Just as the pain of childbirth doesn't end with the final push, it doesn't start with labor. Here are some painful problems you may experience before having your first contraction.

Scrapes and bruises

Early in pregnancy, your body begins to prepare for all the energy and stretching it requires to grow and deliver a baby. Your joints begin to loosen as the body prepares for delivery. You may be feeling sleepy, nauseated, distracted, and overwhelmed. All of this can lead to more slips, falls, scrapes, or bruises. Treat these events just as you would if you were not pregnant.

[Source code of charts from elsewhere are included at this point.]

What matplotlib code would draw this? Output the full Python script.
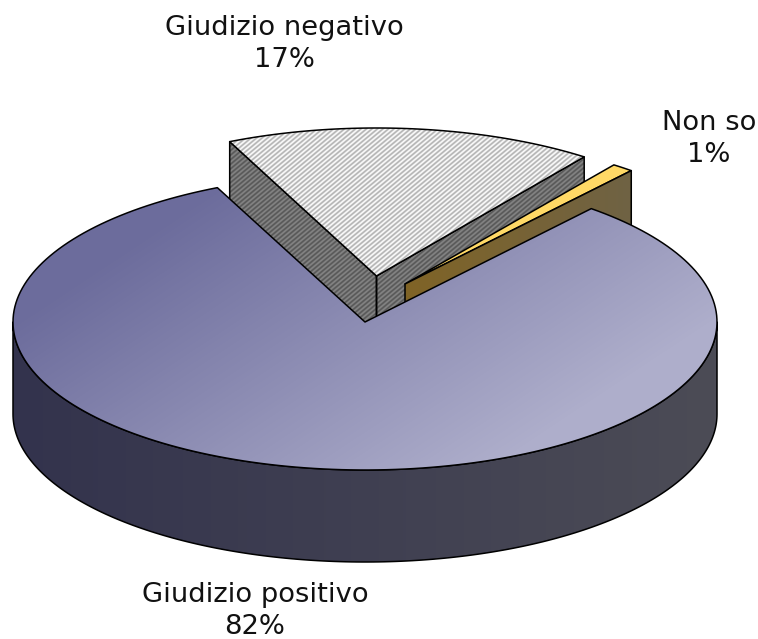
import numpy as np
import matplotlib
matplotlib.use("Agg")
import matplotlib.pyplot as plt
from matplotlib.colors import LinearSegmentedColormap
from matplotlib.patches import Polygon

labels = ["Giudizio positivo", "Giudizio negativo", "Non so"]
values = [82, 17, 1]
first_angle = 40  # gradi in senso orario dall'alto

W, H = 758, 639
CX, CY = 365, 322
RX, RY = 352, 148
DEPTH = 92
offsets = [(0, 0), (11.5, -46), (40, -38)]

xx, yy = np.meshgrid(np.arange(W) + 0.5, np.arange(H) + 0.5)


def rim_points(a0, a1, cx, cy, dy=0, rx=RX):
    t = np.radians(np.linspace(a0, a1, 200))
    return np.column_stack([cx + rx * np.sin(t), cy - RY * np.cos(t) + dy])


def fill(ax, pts, img, cmap=None, vmin=None, vmax=None, z=1):
    # immagine ritagliata sul poligono, poi il contorno nero
    poly = Polygon(pts, closed=True, facecolor="none", edgecolor="black", lw=1.1,
                   joinstyle="round", zorder=z + 0.5)
    ax.add_patch(poly)
    im = ax.imshow(img, extent=(0, W, H, 0), aspect="auto", cmap=cmap,
                   vmin=vmin, vmax=vmax, interpolation="bilinear", zorder=z)
    im.set_clip_path(poly)


def flat(ax, pts, color, z=1):
    ax.add_patch(Polygon(pts, closed=True, facecolor=color, edgecolor="black",
                         lw=1.1, joinstyle="round", zorder=z))


# angoli delle fette a partire dai valori
spans = [v / sum(values) * 360 for v in values]
starts = first_angle + np.cumsum([0] + spans[:-1])
ends = starts + np.array(spans)

fig = plt.figure(figsize=(W / 100, H / 100), dpi=100)
ax = fig.add_axes([0, 0, 1, 1])

# trame e sfumature
stripes = 0.5 + 0.5 * np.sin(2 * np.pi * (xx + 1.2 * yy) / 5.5)
top_cmap = LinearSegmentedColormap.from_list("top", ["#6c6c9c", "#aeaecb"])
rim_cmap = LinearSegmentedColormap.from_list("rim", ["#33334d", "#4c4c56"])
grey_top = LinearSegmentedColormap.from_list("gt", ["#b4b4b4", "#fbfbfb"])
grey_wall = LinearSegmentedColormap.from_list("gw", ["#585858", "#848484"])
brown = LinearSegmentedColormap.from_list("br", ["#806426", "#6f6244"])

# Giudizio negativo
cx, cy = CX + offsets[1][0], CY + offsets[1][1]
arc = rim_points(starts[1], ends[1], cx, cy, rx=RX - 2)
apex = np.array([[cx, cy]])
for edge in (arc[0], arc[-1]):
    wall = np.vstack([apex, [edge], edge + [0, DEPTH], apex + [0, DEPTH]])
    fill(ax, wall, stripes, grey_wall, 0, 1, z=1)
fill(ax, np.vstack([apex, arc]), stripes, grey_top, 0, 1, z=2)

# Non so
cx, cy = CX + offsets[2][0], CY + offsets[2][1]
arc = rim_points(starts[2], ends[2], cx, cy)
apex = np.array([[cx, cy]])
flat(ax, np.vstack([apex, arc]), "#ffd966", z=3)
wall = np.vstack([apex, [arc[-1]], arc[-1] + [0, DEPTH], apex + [0, DEPTH]])
fill(ax, wall, xx, brown, 405, 631, z=4)

# Giudizio positivo
rim_top = rim_points(90, 270, CX, CY)
rim_bottom = rim_points(270, 90, CX, CY, DEPTH)
fill(ax, np.vstack([rim_top, rim_bottom]), xx, rim_cmap, 13, 717, z=5)
arc = rim_points(starts[0], ends[0], CX, CY)
fill(ax, np.vstack([[CX, CY], arc]), 0.55 * xx + 0.83 * yy, top_cmap, 274, 659, z=6)

# etichette
text_pos = [(255, 611), (284, 44), (709, 139)]
for name, val, (tx, ty) in zip(labels, values, text_pos):
    ax.text(tx, ty, f"{name}\n{val}%", ha="center", va="center", fontsize=19.7,
            family="DejaVu Sans", color="#111111", linespacing=1.26, zorder=10)

ax.set_xlim(0, W)
ax.set_ylim(H, 0)
ax.axis("off")
fig.savefig("out.png", dpi=100, facecolor="white")
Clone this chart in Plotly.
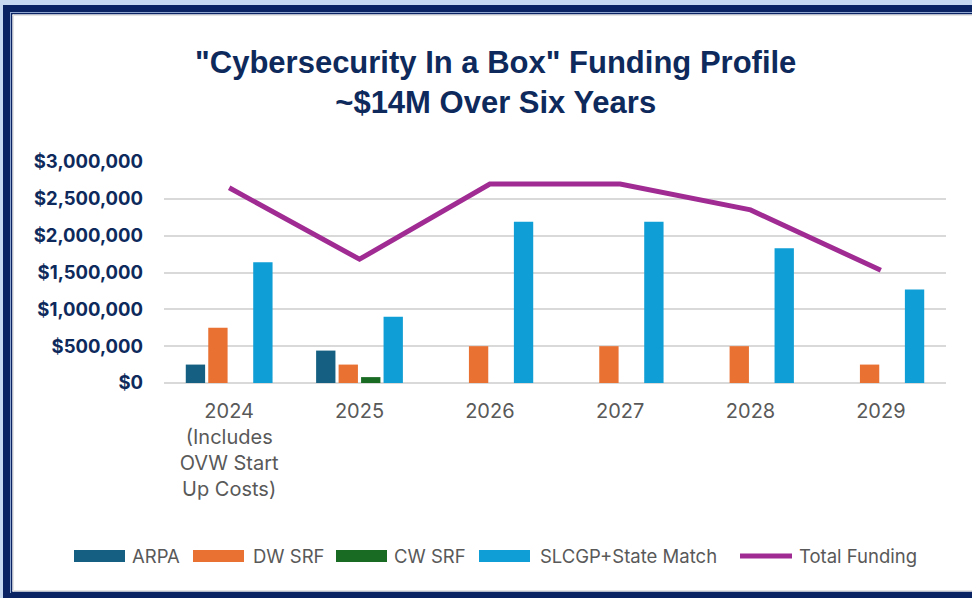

Clean minor cuts or scrapes with soap and water or an over-the-counter (OTC) antiseptic wash, and cover the wound with a bandage. Ask your doctor before using antibiotic or hydrocortisone ointment. If you notice unexplained bruising, talk to your doctor immediately.

Aching feet and blisters

During pregnancy your feet and ankles may swell. This typically occurs in the third trimester and is caused by several things. As your uterus grows, it begins to exert pressure on the veins in the lower body, and this slows the rate blood is circulated back to your heart. Also, the hormonal changes occurring inside your body can cause you to retain fluid. This extra fluid tends to collect in the feet and ankles. After you have your baby, the swelling should subside.

There are several things you can do to minimize the discomfort that comes with swelling:

  • Drink plenty of water. If you drink enough water, your body will not retain as much fluid.
  • Avoid salty foods. Junk food and salty foods cause the body to retain fluids.
  • Change positions every hour or so. If you are standing, try to sit for a few minutes. If you sit for a long period of time, stand and walk around for a few minutes.
  • Avoid crossing your legs. Crossing your legs can slow the blood flow.
  • Elevate your feet. Keep a stool, box, or stack of books under your desk so you can prop up your feet.
  • Wear maternity support stockings. Waist-high maternity hose may help prevent fluid from collecting in your feet and ankles. Put them on early in the morning.
  • Lie on your left side. If swelling persists, find a safe place and lie on your left side for a bit.

When feet are swollen, forcing them into pre-pregnancy shoes (or sometimes any shoes) can cause friction that leads to blisters. If you develop blisters or sores on your feet because of the swelling, these suggestions may help:

  • Leave the blister undisturbed if possible. Do not pop or puncture the blister. The fluid inside is generally not infected and helps protect the skin beneath.
  • If the blister pops, leave the top skin in place. The top skin of a blister helps protect the skin beneath. It will eventually dry out and fall off on its own.
  • Apply a bandage. A bandage, sometimes called moleskin, may be cut to resemble a doughnut the size of your blister. This type of bandage protects the blister from contact and helps it heal faster. They are available at most drug stores and pharmacies.

It’s best to try to prevent blisters from forming in the first place. Try these ideas for avoiding blisters and foot sores:

  • Wear shoes that are large enough or that stretch to accommodate swollen feet. Shoes should be supportive and comfortable.
  • When possible, wear socks that are soft and absorbent.
  • Try rubbing petroleum jelly such as Vaseline on areas of the foot that seem to blister more often.